Non ho l’arma che uccide il leone è un libro testimonianza che raccoglie, come dice lo stesso sottotitolo, la vera storia del cambiamento nella Trieste di Basaglia e nel manicomio di San Giovanni, e che si rivolge non agli specialisti, non ai tecnici, non agli storici, ma a tutti coloro che vogliono sapere e alle giovani generazioni. Pubblicato per la prima volta nel 1980 dall’Editoriale Libraria di Trieste, a poca distanza dall’approvazione della Legge 180, con una seconda edizione nel 2007 a cura di Stampa Alternativa, il libro conserva anche in questa terza edizione una presentazione inedita di Franco Basaglia, i disegni di Ugo Guarino e i contributi di Pier Aldo Rovatti e Franco Rotelli.
Il volume si compone essenzialmente di due parti. Nella prima, a margine dei 22 racconti, un appunto restituisce al lettore emozioni, nostalgie, memorie, riflessioni che vogliono rendere ragione di alcune circostanze in cui quegli eventi sono accaduti. Oltre cento i protagonisti di questa storia, narrata in modi e con spessore diverso, da una posizione completamente soggettiva. La seconda parte si compone di una cronologia, anno per anno (dal 1971 al 1979), necessaria per una più ampia comprensione di tutta la vera storia, che restituisce un passaggio epocale nel quale i triestini sono stati, a vario titolo, protagonisti. Moltissimi giovani in quegli anni, frequentando San Giovanni, furono artefici e sostennero un cambiamento difficilissimo traghettando in città e portando sulle loro spalle i matti di San Giovanni.
Il libro è diventato sin da subito un classico della letteratura sul tema tanto da costituire la traccia per un lavoro televisivo realizzato per RAI 3 nel 1981 e poi per la sceneggiatura della fiction C’era una volta la città dei matti, andata in onda su Rai 1 nel 2010 e vista da otto milioni di telespettatori.
«Questa storia vorremmo restituirla, oggi, nelle sue pieghe e nei suoi minimi movimenti alla Città e a tutti quei cittadini che vogliono sapere» – dichiara Aldo Mazza, direttore delle Edizioni Alphabeta Verlag di Merano.
«Non ho l’arma che uccide il leone racconta la storia di Giovanni, Rosina, Carletto, Nevio e di tanti altri internati, e poi dimessi dal manicomio triestino. Racconta la storia delle loro piccole e grandi rinascite, dell’uscita dall’anonimato, della liberazione, dell’emancipazione. Ho avuto la fortuna di partecipare a una storia che ha cambiato il mondo. Questo libro vuole restituire a chi legge, spero tanti giovani, studenti e operatori, un pezzo di quell’entusiasmo per provare a ricercare insieme il senso di quegli accadimenti» ha racconta l’autore Peppe Dell’Acqua.

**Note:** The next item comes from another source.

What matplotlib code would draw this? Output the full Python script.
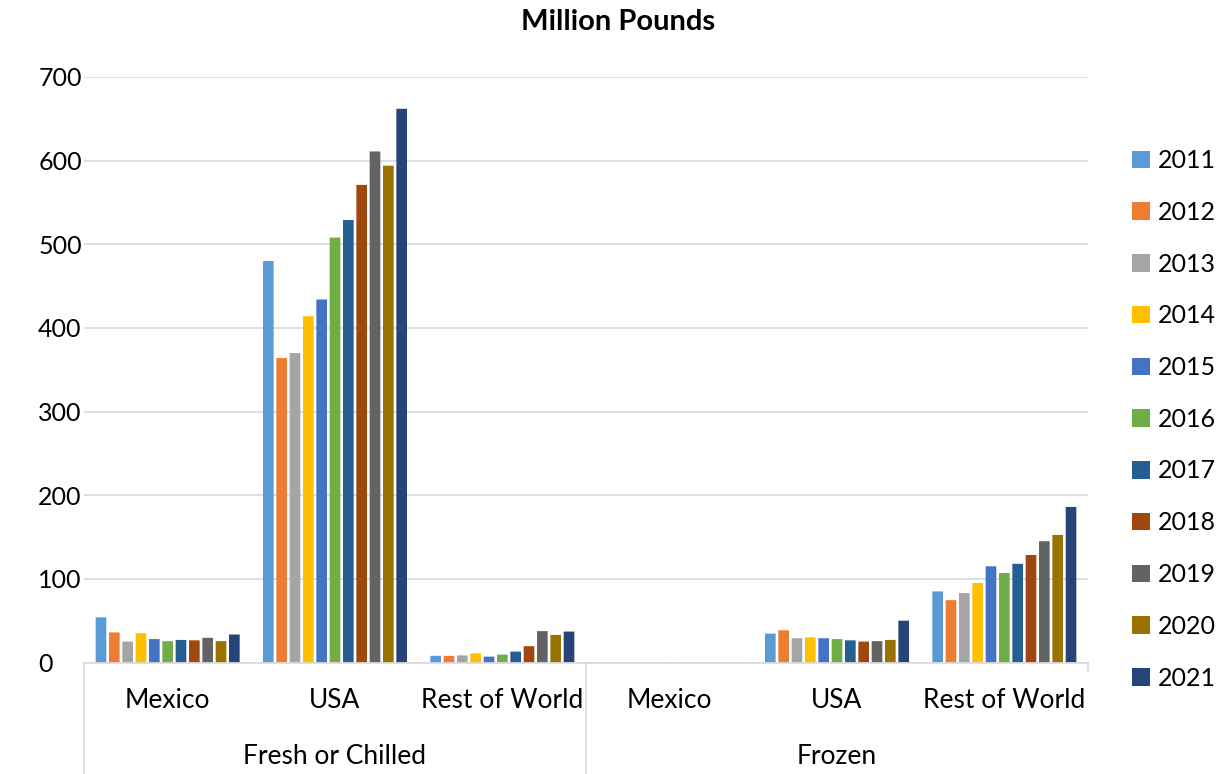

Ogni storia di questo racconto è lacerazione e vita dentro la lacerazione. Ma è soprattutto la storia della costruzione e dell’invenzione di una complicità, dove le persone ritrovano i fili della vita e della memoria. Dove la sola arma per uccidere il leone, o quanto meno tramortirlo, è il musiliano senso della possibilità. Progettare, scegliere, desiderare, emanciparsi, riacquisire un’identità sociale che non sia quella del malato di mente. In questa narrazione nessuno recita a soggetto, le storie si dilatano e si stemperano in un’appartenenza che rompe i confini, contamina i ruoli, scardina il senso comune e gli automatismi semantici che lo sostengono. Scardina le equazioni con cui continuiamo a parlare di tutto questo.